WRITTEN PROBLEM:
Give back exactly the lines from the one with "Write a Python" through the one with "plt.rcParams['mathtext.default'] = 'bf'", inclusive, without the images.

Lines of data
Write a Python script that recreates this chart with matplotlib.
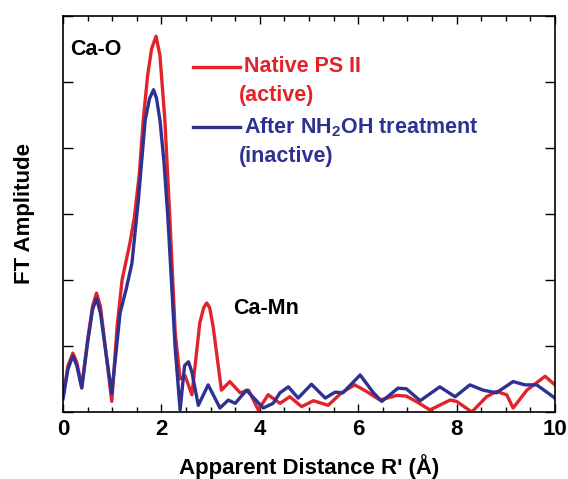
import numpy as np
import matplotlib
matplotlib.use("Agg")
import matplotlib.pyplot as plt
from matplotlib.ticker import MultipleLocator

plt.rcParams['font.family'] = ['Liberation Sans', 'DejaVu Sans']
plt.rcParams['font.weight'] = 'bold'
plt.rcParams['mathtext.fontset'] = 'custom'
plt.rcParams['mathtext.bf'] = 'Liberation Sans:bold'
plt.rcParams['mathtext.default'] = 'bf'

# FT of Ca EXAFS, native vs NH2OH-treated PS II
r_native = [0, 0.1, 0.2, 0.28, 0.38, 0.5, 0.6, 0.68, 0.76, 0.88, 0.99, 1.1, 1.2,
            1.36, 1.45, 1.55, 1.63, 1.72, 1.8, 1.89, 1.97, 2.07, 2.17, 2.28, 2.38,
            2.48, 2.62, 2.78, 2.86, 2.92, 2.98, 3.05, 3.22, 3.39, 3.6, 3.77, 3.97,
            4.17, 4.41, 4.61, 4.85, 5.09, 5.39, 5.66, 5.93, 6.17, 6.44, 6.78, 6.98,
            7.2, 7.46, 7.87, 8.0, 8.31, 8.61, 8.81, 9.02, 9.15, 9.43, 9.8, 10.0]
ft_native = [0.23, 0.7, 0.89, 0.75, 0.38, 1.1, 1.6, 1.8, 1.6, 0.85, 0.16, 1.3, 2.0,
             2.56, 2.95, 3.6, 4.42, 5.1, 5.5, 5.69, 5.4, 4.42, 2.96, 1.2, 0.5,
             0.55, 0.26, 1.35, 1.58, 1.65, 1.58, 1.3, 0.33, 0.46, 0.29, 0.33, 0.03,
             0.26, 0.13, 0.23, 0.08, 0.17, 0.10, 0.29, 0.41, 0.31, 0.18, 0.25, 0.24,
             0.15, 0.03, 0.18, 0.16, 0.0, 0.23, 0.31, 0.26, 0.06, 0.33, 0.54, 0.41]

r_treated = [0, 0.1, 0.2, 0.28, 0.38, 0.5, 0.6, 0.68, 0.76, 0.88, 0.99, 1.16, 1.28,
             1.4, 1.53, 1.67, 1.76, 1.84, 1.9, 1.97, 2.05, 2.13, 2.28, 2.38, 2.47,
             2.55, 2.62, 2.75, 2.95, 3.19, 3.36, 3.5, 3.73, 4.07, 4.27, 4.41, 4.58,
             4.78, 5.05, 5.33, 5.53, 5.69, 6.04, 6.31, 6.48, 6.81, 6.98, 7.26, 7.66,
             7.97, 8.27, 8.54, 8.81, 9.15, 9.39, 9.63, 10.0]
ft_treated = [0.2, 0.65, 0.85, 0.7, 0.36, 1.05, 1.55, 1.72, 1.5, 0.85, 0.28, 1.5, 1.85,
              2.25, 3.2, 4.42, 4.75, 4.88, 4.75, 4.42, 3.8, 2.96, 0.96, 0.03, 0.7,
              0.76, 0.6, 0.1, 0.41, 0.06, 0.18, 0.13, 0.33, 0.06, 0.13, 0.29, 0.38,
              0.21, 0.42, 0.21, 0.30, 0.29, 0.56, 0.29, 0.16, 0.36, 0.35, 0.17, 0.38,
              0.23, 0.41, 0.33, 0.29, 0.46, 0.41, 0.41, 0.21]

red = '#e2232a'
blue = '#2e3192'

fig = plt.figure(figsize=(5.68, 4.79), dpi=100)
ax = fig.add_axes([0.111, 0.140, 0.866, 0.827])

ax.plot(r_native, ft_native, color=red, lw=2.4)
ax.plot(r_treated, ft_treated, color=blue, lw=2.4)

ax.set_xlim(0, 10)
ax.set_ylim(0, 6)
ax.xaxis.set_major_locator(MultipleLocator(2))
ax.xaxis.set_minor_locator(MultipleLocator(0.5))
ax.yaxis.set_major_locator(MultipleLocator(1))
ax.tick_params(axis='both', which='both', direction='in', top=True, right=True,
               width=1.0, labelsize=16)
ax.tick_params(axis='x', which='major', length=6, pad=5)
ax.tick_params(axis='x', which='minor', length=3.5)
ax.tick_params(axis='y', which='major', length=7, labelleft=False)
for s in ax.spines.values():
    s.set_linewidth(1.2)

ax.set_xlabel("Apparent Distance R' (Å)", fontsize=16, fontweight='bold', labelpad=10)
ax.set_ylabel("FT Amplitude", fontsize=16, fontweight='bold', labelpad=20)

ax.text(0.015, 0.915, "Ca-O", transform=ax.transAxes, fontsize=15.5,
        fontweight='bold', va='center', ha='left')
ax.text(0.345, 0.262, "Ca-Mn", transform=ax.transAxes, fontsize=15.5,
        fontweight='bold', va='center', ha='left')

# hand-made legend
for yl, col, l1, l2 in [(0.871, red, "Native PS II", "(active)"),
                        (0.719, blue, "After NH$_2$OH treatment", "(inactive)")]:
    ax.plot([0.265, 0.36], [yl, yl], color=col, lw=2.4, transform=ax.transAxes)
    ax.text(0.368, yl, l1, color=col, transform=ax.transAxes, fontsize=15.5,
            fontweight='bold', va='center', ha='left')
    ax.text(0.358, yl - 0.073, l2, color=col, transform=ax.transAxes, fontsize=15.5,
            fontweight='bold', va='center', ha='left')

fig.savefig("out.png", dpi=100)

* * *

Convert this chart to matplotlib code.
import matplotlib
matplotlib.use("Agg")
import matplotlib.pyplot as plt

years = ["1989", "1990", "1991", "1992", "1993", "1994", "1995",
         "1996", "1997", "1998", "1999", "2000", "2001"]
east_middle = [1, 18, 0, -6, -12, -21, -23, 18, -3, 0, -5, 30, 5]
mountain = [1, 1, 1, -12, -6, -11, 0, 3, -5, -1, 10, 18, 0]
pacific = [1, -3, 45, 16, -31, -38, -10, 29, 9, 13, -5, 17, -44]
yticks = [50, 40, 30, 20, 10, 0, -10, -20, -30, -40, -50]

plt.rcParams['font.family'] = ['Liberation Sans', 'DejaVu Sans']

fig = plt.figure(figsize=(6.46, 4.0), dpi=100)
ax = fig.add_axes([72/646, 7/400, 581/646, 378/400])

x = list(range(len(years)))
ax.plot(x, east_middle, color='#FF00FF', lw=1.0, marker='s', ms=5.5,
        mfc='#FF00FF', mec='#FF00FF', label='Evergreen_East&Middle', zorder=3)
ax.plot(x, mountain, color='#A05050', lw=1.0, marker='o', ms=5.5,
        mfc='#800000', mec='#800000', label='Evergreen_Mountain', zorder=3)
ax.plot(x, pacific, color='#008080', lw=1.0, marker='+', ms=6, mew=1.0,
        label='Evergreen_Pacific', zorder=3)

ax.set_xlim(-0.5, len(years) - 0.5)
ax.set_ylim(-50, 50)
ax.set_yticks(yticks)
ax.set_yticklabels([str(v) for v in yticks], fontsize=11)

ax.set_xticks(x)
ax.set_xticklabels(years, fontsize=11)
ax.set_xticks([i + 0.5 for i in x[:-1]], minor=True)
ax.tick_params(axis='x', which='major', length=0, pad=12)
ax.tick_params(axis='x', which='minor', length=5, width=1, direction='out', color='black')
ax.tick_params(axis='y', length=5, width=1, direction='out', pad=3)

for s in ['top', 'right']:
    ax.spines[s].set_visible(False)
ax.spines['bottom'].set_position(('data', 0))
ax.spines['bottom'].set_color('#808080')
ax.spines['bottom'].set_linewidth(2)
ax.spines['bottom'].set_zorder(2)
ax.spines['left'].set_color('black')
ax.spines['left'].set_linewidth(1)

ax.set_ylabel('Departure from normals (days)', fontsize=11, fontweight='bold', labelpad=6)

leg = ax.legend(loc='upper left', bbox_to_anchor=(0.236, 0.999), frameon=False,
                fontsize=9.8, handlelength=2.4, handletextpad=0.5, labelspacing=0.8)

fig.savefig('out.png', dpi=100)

TASK SOLUTION:
Write a Python script that recreates this chart with matplotlib.
import numpy as np
import matplotlib
matplotlib.use("Agg")
import matplotlib.pyplot as plt
from matplotlib.ticker import MultipleLocator

plt.rcParams['font.family'] = ['Liberation Sans', 'DejaVu Sans']
plt.rcParams['font.weight'] = 'bold'
plt.rcParams['mathtext.fontset'] = 'custom'
plt.rcParams['mathtext.bf'] = 'Liberation Sans:bold'
plt.rcParams['mathtext.default'] = 'bf'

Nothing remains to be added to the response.